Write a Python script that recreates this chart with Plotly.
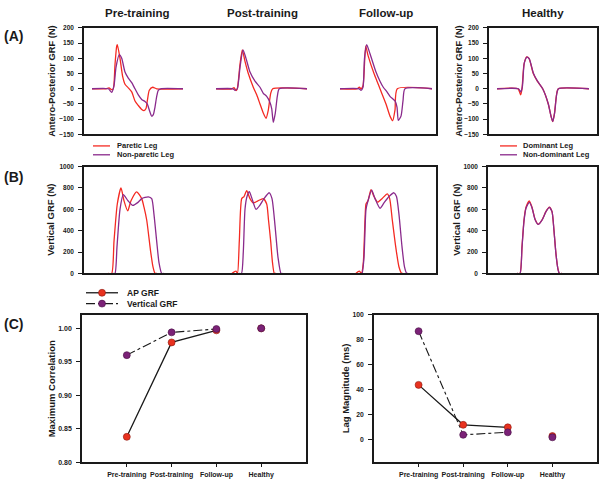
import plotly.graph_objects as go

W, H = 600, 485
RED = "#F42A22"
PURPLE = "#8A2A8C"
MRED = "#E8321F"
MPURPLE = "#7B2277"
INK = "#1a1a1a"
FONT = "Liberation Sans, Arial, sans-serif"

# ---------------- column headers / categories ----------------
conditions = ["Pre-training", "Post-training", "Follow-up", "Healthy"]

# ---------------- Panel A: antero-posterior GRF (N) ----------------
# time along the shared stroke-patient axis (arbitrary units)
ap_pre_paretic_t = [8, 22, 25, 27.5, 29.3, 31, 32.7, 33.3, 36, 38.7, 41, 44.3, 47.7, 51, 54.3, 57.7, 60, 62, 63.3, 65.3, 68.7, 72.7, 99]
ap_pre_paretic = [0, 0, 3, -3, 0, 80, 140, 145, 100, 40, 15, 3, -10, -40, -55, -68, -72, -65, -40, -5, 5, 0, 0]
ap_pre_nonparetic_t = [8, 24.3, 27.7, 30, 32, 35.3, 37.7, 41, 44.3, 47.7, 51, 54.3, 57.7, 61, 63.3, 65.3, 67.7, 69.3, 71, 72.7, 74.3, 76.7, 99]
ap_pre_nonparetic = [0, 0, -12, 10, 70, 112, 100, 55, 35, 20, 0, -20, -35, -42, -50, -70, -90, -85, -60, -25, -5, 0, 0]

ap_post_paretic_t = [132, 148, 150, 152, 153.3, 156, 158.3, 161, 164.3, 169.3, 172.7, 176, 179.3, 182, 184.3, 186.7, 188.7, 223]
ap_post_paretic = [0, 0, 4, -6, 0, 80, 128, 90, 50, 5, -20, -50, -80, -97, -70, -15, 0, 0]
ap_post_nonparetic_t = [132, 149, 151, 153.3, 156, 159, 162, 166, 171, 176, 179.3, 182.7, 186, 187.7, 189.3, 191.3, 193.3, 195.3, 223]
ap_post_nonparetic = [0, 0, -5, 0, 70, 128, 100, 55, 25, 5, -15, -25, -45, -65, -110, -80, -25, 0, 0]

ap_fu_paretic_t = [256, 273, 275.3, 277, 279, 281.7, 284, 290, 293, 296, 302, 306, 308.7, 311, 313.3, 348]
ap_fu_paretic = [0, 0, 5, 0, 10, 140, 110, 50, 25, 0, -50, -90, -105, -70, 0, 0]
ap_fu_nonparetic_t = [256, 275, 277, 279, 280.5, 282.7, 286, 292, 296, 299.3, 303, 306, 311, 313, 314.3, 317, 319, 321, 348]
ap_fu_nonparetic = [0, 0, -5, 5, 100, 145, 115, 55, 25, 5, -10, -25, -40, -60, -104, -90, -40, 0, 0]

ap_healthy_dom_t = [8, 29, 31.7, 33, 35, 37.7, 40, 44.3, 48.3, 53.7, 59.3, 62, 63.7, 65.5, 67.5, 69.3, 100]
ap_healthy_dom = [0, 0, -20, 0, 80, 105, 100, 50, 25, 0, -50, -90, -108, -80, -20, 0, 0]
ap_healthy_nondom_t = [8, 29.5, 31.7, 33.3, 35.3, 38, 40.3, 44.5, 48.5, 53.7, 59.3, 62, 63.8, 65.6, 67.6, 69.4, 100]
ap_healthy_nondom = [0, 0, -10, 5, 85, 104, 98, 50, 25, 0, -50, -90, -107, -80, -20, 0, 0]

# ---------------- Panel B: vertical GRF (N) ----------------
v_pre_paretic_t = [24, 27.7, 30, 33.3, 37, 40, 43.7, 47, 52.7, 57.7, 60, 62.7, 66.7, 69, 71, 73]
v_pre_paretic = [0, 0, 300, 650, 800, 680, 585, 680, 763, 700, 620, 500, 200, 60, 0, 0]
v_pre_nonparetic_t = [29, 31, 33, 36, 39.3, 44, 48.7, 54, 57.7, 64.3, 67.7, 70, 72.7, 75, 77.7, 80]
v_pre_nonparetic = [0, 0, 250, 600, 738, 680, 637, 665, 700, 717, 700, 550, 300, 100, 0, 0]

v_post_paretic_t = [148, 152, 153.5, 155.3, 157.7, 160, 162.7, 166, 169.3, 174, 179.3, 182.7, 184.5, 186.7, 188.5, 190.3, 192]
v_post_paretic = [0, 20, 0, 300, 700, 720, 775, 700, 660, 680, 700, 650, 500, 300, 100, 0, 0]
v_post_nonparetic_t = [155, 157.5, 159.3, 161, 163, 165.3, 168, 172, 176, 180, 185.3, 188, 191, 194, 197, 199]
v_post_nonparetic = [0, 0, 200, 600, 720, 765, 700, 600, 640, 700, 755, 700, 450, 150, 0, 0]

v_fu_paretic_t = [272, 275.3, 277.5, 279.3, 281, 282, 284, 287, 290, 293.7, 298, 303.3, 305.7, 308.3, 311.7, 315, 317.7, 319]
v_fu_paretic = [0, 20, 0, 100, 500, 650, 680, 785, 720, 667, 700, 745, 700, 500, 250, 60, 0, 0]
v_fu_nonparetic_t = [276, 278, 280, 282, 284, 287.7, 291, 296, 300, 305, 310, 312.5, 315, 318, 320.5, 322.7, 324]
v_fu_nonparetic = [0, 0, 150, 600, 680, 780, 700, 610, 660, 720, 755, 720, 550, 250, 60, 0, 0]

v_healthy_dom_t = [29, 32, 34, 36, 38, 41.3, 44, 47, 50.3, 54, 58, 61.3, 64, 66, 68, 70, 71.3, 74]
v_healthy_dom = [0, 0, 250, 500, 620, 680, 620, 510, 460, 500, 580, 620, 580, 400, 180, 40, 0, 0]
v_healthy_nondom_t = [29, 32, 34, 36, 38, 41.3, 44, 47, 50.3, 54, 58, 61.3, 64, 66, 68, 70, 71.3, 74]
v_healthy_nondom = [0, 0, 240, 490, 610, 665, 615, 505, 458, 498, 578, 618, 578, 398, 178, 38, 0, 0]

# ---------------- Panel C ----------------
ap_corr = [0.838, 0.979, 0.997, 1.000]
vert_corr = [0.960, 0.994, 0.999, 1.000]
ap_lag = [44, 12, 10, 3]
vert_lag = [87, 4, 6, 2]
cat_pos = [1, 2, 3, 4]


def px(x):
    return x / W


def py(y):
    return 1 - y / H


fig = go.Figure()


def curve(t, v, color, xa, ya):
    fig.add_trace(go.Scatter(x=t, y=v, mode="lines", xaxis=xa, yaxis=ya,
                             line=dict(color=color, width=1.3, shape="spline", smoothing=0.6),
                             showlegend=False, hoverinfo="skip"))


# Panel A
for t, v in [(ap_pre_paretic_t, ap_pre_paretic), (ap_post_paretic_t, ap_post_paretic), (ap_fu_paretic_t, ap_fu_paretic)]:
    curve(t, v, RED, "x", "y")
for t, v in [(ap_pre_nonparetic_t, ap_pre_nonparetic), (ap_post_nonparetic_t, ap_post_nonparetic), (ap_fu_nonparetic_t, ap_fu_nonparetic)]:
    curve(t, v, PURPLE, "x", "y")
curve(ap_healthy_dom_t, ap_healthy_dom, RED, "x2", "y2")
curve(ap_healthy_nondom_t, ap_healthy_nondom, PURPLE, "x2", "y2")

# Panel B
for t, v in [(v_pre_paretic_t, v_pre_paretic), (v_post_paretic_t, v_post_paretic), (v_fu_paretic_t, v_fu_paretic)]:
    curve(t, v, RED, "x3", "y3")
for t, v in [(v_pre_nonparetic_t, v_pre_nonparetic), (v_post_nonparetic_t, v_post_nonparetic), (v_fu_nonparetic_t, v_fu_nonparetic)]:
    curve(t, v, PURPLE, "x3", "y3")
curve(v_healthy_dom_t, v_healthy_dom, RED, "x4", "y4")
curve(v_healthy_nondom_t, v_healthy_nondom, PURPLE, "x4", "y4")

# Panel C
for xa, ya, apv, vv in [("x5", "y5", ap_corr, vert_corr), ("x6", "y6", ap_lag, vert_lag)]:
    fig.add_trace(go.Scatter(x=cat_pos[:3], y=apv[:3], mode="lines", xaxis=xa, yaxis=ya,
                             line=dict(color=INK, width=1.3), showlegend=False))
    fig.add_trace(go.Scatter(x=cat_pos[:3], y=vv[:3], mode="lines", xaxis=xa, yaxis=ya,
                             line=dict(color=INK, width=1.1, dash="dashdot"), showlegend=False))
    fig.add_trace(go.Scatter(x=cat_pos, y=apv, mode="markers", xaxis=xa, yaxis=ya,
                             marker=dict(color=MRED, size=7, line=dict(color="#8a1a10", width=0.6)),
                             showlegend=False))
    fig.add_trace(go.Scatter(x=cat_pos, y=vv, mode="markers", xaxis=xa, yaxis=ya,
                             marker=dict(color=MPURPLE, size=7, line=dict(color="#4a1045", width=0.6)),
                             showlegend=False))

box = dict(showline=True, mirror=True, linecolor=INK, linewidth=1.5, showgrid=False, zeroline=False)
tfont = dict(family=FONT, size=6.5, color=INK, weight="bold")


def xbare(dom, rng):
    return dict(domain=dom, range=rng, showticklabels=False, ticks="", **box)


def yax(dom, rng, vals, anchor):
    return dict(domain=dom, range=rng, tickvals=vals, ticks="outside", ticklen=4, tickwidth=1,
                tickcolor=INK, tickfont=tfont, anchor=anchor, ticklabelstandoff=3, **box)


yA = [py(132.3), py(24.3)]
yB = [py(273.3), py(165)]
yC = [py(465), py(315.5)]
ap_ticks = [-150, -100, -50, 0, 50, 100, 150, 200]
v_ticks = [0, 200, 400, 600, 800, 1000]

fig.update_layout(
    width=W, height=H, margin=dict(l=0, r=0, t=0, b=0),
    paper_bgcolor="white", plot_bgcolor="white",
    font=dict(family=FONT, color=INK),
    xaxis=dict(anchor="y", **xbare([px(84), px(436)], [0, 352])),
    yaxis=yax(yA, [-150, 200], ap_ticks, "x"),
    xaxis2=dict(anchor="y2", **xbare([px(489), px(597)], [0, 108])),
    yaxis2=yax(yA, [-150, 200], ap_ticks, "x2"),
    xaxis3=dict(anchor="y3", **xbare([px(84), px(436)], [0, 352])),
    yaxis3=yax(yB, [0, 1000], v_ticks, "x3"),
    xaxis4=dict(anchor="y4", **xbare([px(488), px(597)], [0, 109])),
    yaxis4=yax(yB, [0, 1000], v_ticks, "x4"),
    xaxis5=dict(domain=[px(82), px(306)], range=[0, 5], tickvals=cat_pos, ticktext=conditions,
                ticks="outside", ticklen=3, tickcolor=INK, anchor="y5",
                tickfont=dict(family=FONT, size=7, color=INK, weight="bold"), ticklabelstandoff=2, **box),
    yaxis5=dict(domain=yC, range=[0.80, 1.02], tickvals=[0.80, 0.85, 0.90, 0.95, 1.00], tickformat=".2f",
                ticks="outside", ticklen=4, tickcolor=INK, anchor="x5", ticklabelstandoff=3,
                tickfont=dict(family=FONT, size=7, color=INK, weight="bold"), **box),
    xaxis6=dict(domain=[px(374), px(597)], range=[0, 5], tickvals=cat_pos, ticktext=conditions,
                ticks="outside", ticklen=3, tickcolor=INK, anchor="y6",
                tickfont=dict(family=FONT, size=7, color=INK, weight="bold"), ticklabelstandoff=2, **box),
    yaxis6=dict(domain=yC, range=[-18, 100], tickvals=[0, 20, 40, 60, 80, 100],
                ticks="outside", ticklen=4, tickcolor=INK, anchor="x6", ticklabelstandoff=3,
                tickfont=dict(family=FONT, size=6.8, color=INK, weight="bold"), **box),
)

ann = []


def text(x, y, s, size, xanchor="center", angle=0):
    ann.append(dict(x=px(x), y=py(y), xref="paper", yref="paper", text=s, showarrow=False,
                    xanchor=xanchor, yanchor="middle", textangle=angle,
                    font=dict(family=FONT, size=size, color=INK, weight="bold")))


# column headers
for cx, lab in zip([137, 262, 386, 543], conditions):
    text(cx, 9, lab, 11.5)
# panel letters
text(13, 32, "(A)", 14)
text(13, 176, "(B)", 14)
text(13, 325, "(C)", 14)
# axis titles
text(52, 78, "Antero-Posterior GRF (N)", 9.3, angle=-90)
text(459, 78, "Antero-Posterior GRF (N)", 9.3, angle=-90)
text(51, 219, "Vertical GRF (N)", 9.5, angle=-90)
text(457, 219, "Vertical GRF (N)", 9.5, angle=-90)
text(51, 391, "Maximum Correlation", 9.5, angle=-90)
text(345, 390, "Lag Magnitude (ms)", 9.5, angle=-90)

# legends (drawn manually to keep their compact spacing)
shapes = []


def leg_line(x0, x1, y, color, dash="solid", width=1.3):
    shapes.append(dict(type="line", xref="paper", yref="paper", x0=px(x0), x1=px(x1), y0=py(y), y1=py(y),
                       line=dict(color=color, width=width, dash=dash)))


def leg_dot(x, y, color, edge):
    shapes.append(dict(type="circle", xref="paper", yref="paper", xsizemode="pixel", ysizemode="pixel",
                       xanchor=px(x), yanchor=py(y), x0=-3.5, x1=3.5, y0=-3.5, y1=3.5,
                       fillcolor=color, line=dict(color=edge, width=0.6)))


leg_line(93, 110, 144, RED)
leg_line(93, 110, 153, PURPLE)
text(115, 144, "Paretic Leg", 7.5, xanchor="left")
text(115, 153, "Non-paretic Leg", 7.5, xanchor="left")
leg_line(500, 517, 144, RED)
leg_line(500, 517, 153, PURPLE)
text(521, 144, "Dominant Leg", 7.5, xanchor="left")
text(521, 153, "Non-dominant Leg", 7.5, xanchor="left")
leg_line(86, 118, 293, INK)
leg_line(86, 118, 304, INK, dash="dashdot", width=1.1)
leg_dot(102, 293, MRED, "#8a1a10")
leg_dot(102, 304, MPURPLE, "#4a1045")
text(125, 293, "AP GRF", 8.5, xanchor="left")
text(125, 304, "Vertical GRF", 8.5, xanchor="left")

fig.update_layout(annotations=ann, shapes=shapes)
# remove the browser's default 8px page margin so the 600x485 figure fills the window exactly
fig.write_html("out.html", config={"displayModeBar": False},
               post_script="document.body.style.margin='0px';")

• • • •

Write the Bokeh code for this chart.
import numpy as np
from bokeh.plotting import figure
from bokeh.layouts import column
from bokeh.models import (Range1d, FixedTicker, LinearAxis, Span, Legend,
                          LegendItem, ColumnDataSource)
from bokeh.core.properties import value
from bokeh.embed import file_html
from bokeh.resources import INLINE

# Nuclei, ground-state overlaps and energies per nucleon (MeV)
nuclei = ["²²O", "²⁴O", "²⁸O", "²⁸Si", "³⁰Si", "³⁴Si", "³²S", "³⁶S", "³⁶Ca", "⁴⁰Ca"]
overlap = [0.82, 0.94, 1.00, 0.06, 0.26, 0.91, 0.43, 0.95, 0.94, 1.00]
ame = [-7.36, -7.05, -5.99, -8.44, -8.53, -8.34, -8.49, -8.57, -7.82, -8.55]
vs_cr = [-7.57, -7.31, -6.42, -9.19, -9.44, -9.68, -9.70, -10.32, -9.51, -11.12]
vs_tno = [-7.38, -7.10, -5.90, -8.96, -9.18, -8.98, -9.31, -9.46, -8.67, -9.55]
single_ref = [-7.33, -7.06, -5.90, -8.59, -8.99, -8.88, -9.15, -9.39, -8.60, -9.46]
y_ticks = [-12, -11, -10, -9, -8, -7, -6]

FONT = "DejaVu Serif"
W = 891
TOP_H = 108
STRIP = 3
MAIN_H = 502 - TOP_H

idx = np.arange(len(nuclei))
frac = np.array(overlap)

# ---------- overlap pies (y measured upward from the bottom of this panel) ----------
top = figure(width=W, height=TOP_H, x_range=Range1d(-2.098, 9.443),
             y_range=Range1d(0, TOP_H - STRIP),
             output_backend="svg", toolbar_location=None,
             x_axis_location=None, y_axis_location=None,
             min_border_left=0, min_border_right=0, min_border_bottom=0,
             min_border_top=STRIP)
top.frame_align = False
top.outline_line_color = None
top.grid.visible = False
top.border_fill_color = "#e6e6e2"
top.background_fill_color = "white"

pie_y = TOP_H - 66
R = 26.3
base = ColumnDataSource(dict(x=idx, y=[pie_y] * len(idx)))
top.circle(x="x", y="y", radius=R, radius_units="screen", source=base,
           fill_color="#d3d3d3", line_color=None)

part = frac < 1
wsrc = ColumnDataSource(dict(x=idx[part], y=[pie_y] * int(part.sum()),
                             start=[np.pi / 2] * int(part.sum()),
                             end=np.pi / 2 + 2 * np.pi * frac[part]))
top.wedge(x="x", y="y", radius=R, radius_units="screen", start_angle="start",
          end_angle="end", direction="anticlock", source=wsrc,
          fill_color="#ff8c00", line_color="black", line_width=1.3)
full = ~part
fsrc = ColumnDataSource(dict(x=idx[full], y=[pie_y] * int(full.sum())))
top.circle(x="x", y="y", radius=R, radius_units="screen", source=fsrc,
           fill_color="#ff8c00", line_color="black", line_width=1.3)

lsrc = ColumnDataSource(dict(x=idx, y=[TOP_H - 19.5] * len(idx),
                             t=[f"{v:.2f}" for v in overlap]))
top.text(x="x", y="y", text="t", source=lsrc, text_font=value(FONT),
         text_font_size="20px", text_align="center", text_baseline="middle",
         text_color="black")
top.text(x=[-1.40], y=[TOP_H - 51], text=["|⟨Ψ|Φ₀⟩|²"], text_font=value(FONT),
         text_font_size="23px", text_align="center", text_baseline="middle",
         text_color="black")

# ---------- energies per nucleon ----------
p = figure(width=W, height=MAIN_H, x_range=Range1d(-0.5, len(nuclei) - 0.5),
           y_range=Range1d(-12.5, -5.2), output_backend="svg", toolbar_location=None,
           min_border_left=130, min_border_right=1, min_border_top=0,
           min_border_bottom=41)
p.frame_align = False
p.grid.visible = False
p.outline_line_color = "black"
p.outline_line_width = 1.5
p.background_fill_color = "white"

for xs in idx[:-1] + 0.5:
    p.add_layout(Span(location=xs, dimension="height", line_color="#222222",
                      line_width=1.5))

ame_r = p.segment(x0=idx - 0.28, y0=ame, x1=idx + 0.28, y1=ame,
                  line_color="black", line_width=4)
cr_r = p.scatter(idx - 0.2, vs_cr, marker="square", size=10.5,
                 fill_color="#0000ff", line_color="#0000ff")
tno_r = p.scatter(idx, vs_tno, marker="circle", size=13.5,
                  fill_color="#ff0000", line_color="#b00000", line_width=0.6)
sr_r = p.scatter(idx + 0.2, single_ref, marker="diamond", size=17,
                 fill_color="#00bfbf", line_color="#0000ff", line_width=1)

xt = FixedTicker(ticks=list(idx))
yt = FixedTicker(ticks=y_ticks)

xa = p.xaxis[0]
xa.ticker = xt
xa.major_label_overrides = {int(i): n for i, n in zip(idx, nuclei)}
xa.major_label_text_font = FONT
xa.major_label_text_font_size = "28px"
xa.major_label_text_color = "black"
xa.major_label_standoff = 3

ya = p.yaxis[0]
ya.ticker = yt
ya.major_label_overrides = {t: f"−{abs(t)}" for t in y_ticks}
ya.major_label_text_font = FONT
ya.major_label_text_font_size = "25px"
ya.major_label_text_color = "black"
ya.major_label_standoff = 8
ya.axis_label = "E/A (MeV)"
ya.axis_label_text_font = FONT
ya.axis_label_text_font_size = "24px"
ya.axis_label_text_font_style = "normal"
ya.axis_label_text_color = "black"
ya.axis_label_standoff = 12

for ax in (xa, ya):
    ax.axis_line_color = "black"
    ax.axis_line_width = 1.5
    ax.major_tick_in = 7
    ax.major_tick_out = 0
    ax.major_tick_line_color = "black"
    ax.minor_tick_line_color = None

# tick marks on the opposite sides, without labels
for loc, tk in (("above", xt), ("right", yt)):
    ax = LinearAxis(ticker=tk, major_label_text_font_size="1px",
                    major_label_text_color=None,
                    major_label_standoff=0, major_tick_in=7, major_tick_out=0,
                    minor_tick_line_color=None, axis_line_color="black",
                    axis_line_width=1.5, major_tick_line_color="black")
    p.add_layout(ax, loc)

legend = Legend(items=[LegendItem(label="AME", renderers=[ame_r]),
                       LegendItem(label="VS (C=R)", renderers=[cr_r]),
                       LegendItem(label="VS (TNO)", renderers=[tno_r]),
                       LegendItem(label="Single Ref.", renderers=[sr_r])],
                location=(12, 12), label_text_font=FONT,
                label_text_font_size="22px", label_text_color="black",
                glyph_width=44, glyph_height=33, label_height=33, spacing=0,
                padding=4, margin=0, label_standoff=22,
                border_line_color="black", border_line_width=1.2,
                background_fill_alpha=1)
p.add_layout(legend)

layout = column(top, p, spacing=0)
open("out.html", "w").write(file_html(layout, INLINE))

• • • •

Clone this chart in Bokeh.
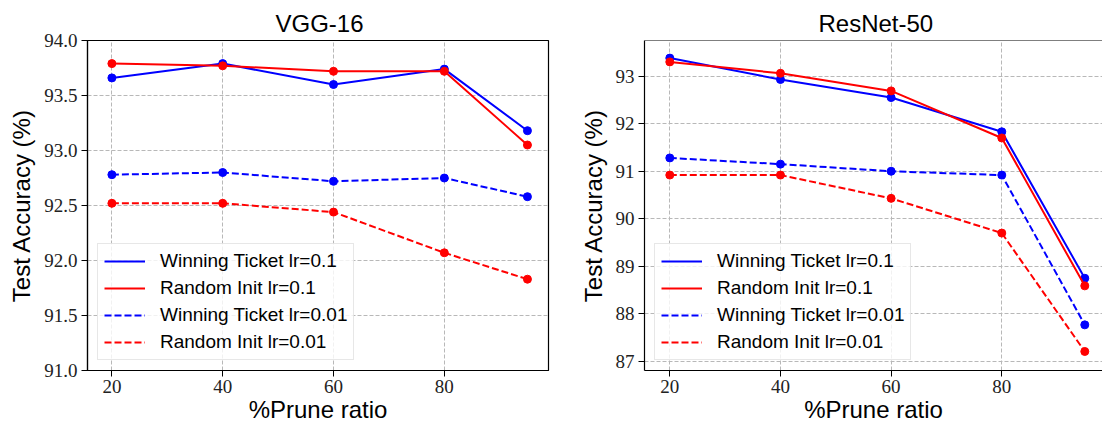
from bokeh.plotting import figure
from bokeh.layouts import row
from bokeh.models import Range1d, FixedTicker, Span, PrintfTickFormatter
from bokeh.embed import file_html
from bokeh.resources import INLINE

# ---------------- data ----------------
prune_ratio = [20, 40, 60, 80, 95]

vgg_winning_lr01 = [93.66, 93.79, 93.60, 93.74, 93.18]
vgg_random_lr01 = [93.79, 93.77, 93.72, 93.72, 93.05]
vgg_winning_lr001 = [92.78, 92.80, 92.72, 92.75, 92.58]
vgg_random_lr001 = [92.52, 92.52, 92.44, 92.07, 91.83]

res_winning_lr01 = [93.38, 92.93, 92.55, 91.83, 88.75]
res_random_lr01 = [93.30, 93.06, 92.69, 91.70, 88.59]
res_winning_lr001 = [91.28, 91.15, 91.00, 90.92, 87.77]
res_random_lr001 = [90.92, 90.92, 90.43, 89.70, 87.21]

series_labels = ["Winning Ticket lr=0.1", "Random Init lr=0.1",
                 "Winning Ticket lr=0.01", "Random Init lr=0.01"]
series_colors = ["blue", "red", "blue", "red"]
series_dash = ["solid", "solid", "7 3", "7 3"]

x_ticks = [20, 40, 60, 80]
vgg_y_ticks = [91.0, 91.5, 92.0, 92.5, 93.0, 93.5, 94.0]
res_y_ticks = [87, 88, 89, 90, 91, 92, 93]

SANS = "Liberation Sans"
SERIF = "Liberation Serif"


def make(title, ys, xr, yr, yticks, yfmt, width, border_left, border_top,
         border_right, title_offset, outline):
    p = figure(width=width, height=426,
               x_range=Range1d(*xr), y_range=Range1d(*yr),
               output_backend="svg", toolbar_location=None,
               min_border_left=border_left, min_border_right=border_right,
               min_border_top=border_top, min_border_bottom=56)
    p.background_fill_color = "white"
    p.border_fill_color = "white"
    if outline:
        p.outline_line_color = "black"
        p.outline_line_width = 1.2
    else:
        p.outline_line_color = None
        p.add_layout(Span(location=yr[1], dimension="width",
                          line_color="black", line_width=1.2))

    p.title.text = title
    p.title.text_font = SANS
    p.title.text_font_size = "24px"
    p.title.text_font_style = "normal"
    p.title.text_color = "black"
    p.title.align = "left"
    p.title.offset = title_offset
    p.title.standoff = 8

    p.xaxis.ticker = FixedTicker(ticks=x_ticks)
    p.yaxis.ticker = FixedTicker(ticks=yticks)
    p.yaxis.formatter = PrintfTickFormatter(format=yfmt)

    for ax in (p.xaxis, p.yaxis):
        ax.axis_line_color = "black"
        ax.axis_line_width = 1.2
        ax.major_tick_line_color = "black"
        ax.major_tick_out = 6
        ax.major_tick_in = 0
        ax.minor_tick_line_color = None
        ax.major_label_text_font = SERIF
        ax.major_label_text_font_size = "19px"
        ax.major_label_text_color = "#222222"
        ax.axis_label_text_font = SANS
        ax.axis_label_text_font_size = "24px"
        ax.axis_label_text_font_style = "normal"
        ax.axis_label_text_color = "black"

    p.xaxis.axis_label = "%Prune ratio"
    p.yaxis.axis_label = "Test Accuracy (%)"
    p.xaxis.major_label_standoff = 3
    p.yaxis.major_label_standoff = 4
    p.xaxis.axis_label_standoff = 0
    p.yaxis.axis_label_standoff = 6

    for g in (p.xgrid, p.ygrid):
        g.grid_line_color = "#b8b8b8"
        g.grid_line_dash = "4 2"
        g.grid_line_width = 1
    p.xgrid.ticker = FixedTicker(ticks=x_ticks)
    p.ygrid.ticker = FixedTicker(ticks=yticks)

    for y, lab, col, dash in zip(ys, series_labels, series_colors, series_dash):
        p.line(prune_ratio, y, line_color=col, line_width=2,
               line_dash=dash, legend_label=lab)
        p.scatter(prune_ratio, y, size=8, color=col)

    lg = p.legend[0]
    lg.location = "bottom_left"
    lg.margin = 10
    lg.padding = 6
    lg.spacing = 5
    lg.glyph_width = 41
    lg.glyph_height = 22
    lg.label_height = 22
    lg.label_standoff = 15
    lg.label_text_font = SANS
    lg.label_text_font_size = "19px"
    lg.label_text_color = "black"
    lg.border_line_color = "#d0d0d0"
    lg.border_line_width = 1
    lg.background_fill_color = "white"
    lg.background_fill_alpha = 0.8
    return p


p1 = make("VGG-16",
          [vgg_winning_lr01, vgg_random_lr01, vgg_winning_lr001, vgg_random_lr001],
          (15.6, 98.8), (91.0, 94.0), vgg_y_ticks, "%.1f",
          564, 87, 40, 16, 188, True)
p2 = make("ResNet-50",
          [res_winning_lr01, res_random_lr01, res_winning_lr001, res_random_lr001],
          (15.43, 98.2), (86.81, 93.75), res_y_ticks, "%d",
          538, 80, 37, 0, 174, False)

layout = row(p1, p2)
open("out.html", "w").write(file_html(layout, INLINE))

• • • •

**Exercise requirements:**
Begin with the line where "Clone this chart in Bokeh." appears and end with the line where "prune_ratio = [20, 40, 60, 80, 95]" appears. Copy only that stretch, exactly, with no pictures.

**Written answer:**
Clone this chart in Bokeh.
from bokeh.plotting import figure
from bokeh.layouts import row
from bokeh.models import Range1d, FixedTicker, Span, PrintfTickFormatter
from bokeh.embed import file_html
from bokeh.resources import INLINE

# ---------------- data ----------------
prune_ratio = [20, 40, 60, 80, 95]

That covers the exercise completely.